Most traders will set a time frame for each trade or investment they make. If it does not play out as planned in the given time frame, they give up their position and switch over to the next one. I would advise picking some long-term holds at first rather than setting some strict time frames, as impatience could hereby easily lead to overtrading. Without the necessary experience, you would most likely lose more and more money. But there is still a valuable lesson to learn from it. These traders decrease some of their assets first and then invest in another project rather than use more and more of their backup or long-term funds. That is something you should always do. Since you always try not to chance the total distribution scheme of your portfolio, you will need to sell a certain bag to invest in another. This should always be done for each of the certain allocations of the portfolio. It may be very annoying to see some of your bags pumping after you sold them, but you simply can’t always avoid that. This happens to all of us, and even the most experienced investors will have to admit some failed trades from time to time.
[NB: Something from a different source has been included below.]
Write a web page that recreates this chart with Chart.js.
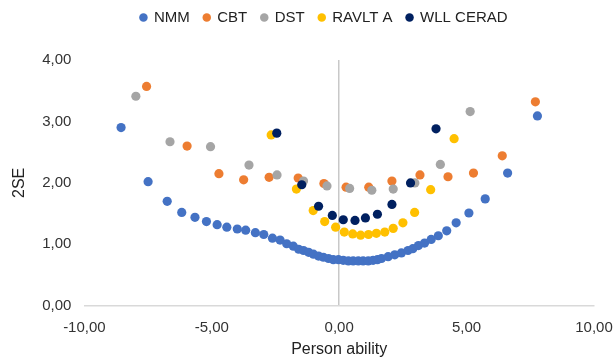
<!DOCTYPE html>
<html>
<head>
<meta charset="utf-8">
<script src="https://cdn.jsdelivr.net/npm/chart.js@4/dist/chart.umd.min.js"></script>
<style>
html,body{margin:0;padding:0;background:#fff;}
#wrap{width:616px;height:359px;}
</style>
</head>
<body>
<div id="wrap"><canvas id="c" width="616" height="359"></canvas></div>
<script>
const seriesNames = ["NMM", "CBT", "DST", "RAVLT A", "WLL CERAD"];
const seriesColors = ["#4472C4", "#ED7D31", "#A5A5A5", "#FFC000", "#002060"];

const nmmX = [-8.56,-7.50,-6.75,-6.18,-5.66,-5.21,-4.79,-4.41,-4.00,-3.67,-3.29,-2.96,-2.62,-2.32,-2.06,-1.80,-1.59,-1.40,-1.20,-1.01,-0.81,-0.62,-0.42,-0.23,-0.03,0.16,0.36,0.55,0.75,0.94,1.14,1.33,1.50,1.66,1.92,2.18,2.44,2.70,2.89,3.11,3.35,3.61,3.89,4.22,4.59,5.09,5.73,6.61,7.78];
const nmmY = [2.90,2.02,1.70,1.52,1.44,1.37,1.32,1.28,1.25,1.23,1.19,1.16,1.10,1.07,1.01,0.97,0.92,0.90,0.87,0.84,0.81,0.79,0.77,0.75,0.75,0.74,0.73,0.73,0.73,0.73,0.73,0.74,0.75,0.77,0.80,0.83,0.86,0.90,0.93,0.98,1.02,1.08,1.14,1.22,1.35,1.51,1.74,2.16,3.09];

const cbtX = [-7.56,-5.97,-4.72,-3.75,-2.75,-1.61,-0.60,0.27,1.16,2.07,3.17,4.27,5.27,6.40,7.70];
const cbtY = [3.57,2.60,2.15,2.05,2.09,2.08,1.99,1.93,1.93,2.03,2.13,2.10,2.16,2.44,3.32];

const dstX = [-7.98,-6.64,-5.05,-3.54,-2.44,-1.40,-0.48,0.41,1.28,2.12,2.97,3.97,5.14];
const dstY = [3.41,2.67,2.59,2.29,2.13,2.03,1.95,1.91,1.88,1.90,2.00,2.30,3.16];

const ravltX = [-2.67,-1.68,-1.02,-0.57,-0.14,0.20,0.53,0.84,1.15,1.46,1.79,2.12,2.50,2.96,3.59,4.51];
const ravltY = [2.78,1.90,1.55,1.37,1.28,1.20,1.17,1.15,1.16,1.18,1.20,1.26,1.35,1.52,1.89,2.72];

const wllX = [-2.45,-1.47,-0.81,-0.27,0.16,0.62,1.03,1.50,2.07,2.80,3.80];
const wllY = [2.81,1.97,1.62,1.47,1.40,1.39,1.43,1.49,1.65,2.00,2.88];

const xTickValues = [-10, -5, 0, 5, 10];
const yTickValues = [0, 1, 2, 3, 4];
const xTitle = "Person ability";
const yTitle = "2SE";

function pts(xs, ys){ return xs.map((x,i)=>({x:x, y:ys[i]})); }
const allX = [nmmX, cbtX, dstX, ravltX, wllX];
const allY = [nmmY, cbtY, dstY, ravltY, wllY];

const datasets = seriesNames.map((n,i)=>({
  label: n,
  data: pts(allX[i], allY[i]),
  backgroundColor: seriesColors[i],
  borderColor: seriesColors[i],
  borderWidth: 0,
  pointRadius: 4.6,
  pointHoverRadius: 4.6,
  showLine: false,
  order: seriesNames.length - i
}));

function fmt(v){ return v.toFixed(2).replace('.', ','); }

Chart.defaults.font.family = "'Liberation Sans', Arial, sans-serif";
Chart.defaults.color = "#404040";

const legendGap = {
  id: 'legendGap',
  beforeInit(chart){
    const origFit = chart.legend.fit;
    chart.legend.fit = function(){
      origFit.call(this);
      this.height += 21;
    };
  },
  afterLayout(chart){
    chart.legend.left += 12;
    chart.legend.right += 12;
    chart.legend.top -= 4;
    chart.legend.bottom -= 4;
  }
};

new Chart(document.getElementById('c'), {
  type: 'scatter',
  data: { datasets: datasets },
  plugins: [legendGap],
  options: {
    responsive: false,
    animation: false,
    devicePixelRatio: 1,
    layout: { padding: { left: 8, right: 0, top: 0, bottom: 0 } },
    plugins: {
      legend: {
        position: 'top',
        labels: {
          usePointStyle: true,
          pointStyle: 'circle',
          boxWidth: 6,
          boxHeight: 6,
          padding: 14,
          font: { size: 15 },
          color: "#222",
          sort: (a,b)=>a.datasetIndex-b.datasetIndex
        }
      },
      tooltip: { enabled: false }
    },
    scales: {
      x: {
        type: 'linear',
        min: -10, max: 10,
        afterBuildTicks: (ax)=>{ ax.ticks = xTickValues.map(v=>({value:v})); },
        afterFit: (s)=>{ s.paddingRight = 22; },
        ticks: { callback: (v)=>fmt(v), font: { size: 15 }, color: "#333", padding: 13, maxRotation: 0 },
        grid: {
          drawTicks: false,
          color: (ctx)=> (ctx.tick && ctx.tick.value === 0) ? '#C8C8C8' : 'rgba(0,0,0,0)',
          lineWidth: 1.5
        },
        border: { display: true, color: '#D9D9D9', width: 1.5 },
        title: { display: true, text: xTitle, font: { size: 16 }, color: "#222", padding: { top: -10, bottom: 0 } }
      },
      y: {
        type: 'linear',
        min: 0, max: 4,
        afterBuildTicks: (ax)=>{ ax.ticks = yTickValues.map(v=>({value:v})); },
        ticks: { callback: (v)=>fmt(v), font: { size: 15 }, color: "#333", padding: 13 },
        grid: { display: false, drawTicks: false },
        border: { display: false },
        title: { display: true, text: yTitle, font: { size: 16 }, color: "#222", padding: { top: 2, bottom: 0 } }
      }
    }
  }
});
</script>
</body>
</html>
Always remember that even with TA, market psychology, and a lot of experience, some of the pumps in crypto happen without a logical objectifiable reason. You won’t be able to catch all the pumps. But the good thing is that you won’t need to at a certain level. Just always make sure not to chase the pumps. Whenever possible, I try to further increase my long-term BTC bag. This is the holding I am most relaxed about, and I am not planning to touch it anytime soon. The longer you in the space, the more you’ll read about what “long-term” means and how long “long term” should be. I personally have no problem with keeping some of my holdings for years. You shouldn’t have any problem either—especially with your Bitcoin bag. But as with everything in life, aim for what suits you best. Life is too short to follow blindly.